Sun Odyssey 31

Development
- Designer: Daniel Andrieu
- Location: France
- Year: 1991
- Builder: Jeanneau
- Role: Cruiser
- Name: Sun Odyssey 31

Boat
- Displacement: 6,834 lb (3,100 kg)
- Draft: 5.74 ft (1.75 m)

Hull
- Type: monohull
- Construction: fiberglass
- LOA: 30.51 ft (9.30 m)
- LWL: 25.26 ft (7.70 m)
- Beam: 10.60 ft (3.23 m)
- Engine: Yanmar 2GM20 diesel engine

Hull appendages
- Keel: fin keel
- Ballast: 2,650 lb (1,202 kg)
- Rudder: spade-type rudder

Rig
- Rig type: Bermuda rig
- I foretriangle height: 36.09 ft (11.00 m)
- J foretriangle base: 10.66 ft (3.25 m)
- P mainsail luff: 36.74 ft (11.20 m)
- E mainsail foot: 12.14 ft (3.70 m)

Sails
- Sailplan: masthead sloop
- Mainsail area: 223.01 sq ft (20.718 m^{2})
- Jib/genoa area: 192.36 sq ft (17.871 m^{2})
- Total sail area: 415.37 sq ft (38.589 m^{2})

= Sun Odyssey 31 =

Sailboat class

The Sun Odyssey 31 is a French sailboat that was designed by Daniel Andrieu as a cruiser and first built in 1991.

The Sun Odyssey 31 is a dervivative of the 1986 Sun Light 30 and is related to the 1991 Sun Fast 31 design.

==Production==
The design was built by Jeanneau in France, from 1991 to 1997, but it is now out of production.

==Design==
The Sun Odyssey 31 is a recreational keelboat, built predominantly of fiberglass, with wood trim. It has a masthead sloop rig. The hull has a raked stem a reverse transom with a swimming platform, an internally mounted spade-type rudder controlled by a tiller and a fixed fin keel or optional shoal-draft keel. It displaces 6834 lb and carries 2650 lb of ballast.

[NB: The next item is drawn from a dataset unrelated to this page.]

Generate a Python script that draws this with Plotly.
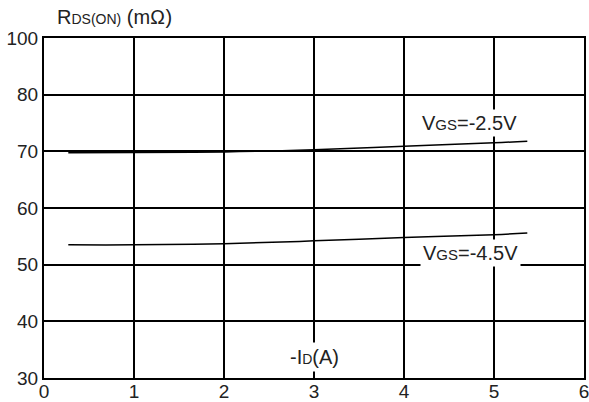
import plotly.graph_objects as go

### Data

current = [0.27, 1, 2, 3, 4, 5, 5.37]
rds_vgs_25 = [69.75, 69.8, 69.9, 70.3, 70.9, 71.5, 71.8]
rds_vgs_45 = [53.5, 53.5, 53.7, 54.2, 54.8, 55.3, 55.6]

x_ticks = [0, 1, 2, 3, 4, 5, 6]
y_ticks = [30, 40, 50, 60, 70, 80, 90]
y_tick_text = ['30', '40', '50', '60', '70', '80', '100']

font_family = 'Liberation Sans, Arial, sans-serif'
text_color = '#222222'

fig = go.Figure()
fig.add_trace(go.Scatter(
    x=current, y=rds_vgs_25, mode='lines',
    line=dict(color='black', width=1.5, shape='spline'),
    name='VGS=-2.5V'
    ))
fig.add_trace(go.Scatter(
    x=current, y=rds_vgs_45, mode='lines',
    line=dict(color='black', width=1.5, shape='spline'),
    name='VGS=-4.5V'
    ))

fig.add_annotation(
    x=4.73, y=75.0, xref='x', yref='y',
    text="V<span style='font-size:15px'>GS</span>=-2.5V",
    showarrow=False, bgcolor='white', borderpad=2,
    font=dict(size=20, color=text_color, family=font_family)
    )
fig.add_annotation(
    x=4.74, y=52.1, xref='x', yref='y',
    text="V<span style='font-size:15px'>GS</span>=-4.5V",
    showarrow=False, bgcolor='white', borderpad=2,
    font=dict(size=20, color=text_color, family=font_family)
    )
fig.add_annotation(
    x=3.01, y=33.7, xref='x', yref='y',
    text="-I<span style='font-size:14px'>D</span>(A)",
    showarrow=False, bgcolor='white', borderpad=3,
    font=dict(size=20, color=text_color, family=font_family)
    )
fig.add_annotation(
    x=0.13, y=1.062, xref='paper', yref='paper',
    xanchor='center', yanchor='middle',
    text="R<span style='font-size:14px'>DS(ON)</span> (m\u2126)",
    showarrow=False,
    font=dict(size=20, color=text_color, family=font_family)
    )

fig.update_xaxes(
    range=[0, 6], tickvals=x_ticks, showgrid=True, gridcolor='black', gridwidth=1.5,
    showline=True, linecolor='black', linewidth=2, mirror=True, zeroline=False,
    ticks='', automargin=False, ticklabeloverflow='allow', ticklabelstandoff=-5,
    tickfont=dict(size=19, color=text_color, family=font_family)
    )
fig.update_yaxes(
    range=[30, 90], tickvals=y_ticks, ticktext=y_tick_text,
    showgrid=True, gridcolor='black', gridwidth=1.5,
    showline=True, linecolor='black', linewidth=2, mirror=True, zeroline=False,
    ticks='', automargin=False, ticklabeloverflow='allow', ticklabelstandoff=0,
    tickfont=dict(size=19, color=text_color, family=font_family)
    )

fig.update_layout(
    width=589, height=402, showlegend=False,
    plot_bgcolor='white', paper_bgcolor='white',
    margin=dict(l=44, r=5, t=38, b=24),
    font=dict(family=font_family, color=text_color)
    )

# page has a default body margin, drop it so the chart sits at 0,0
fig.write_html('out.html', config={'displayModeBar': False},
               post_script="document.body.style.margin='0';")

The boat has a draft of 5.74 ft with the standard keel and 4.76 ft with the optional shoal draft keel.

The boat is fitted with a Japanese Yanmar 2GM20 diesel engine for docking and maneuvering. The fuel tank holds 12 u.s.gal and the fresh water tank has a capacity of 24 u.s.gal.

The design was built with two factory interior layouts. The first layout has sleeping accommodation for four people, with a double "V"-berth in the bow cabin and an aft cabin with a double berth on the port side. There is a U-shaped settee with a table in the main cabin. The galley is located on the port side admidships. The galley is straight and is equipped with a two-burner stove, an ice box and a sink. A navigation station is aft the galley, on the port side. The head is located abeam the companionway ladder on the starboard side.

The second optional interior layout has sleeping accommodation for six people, with a double "V"-berth in the bow cabin, two straight settees, with a drop-leaf table in the main cabin and an aft cabin with a double berth on the port side. The galley is located on the port side, at the companionway ladder. The galley is L-shaped and is equipped with a two-burner stove, an ice box and a sink. A navigation station is opposite the galley, on the starboard side. The head is located beside the companionway ladder on the starboard side.

The design has a hull speed of 6.74 kn.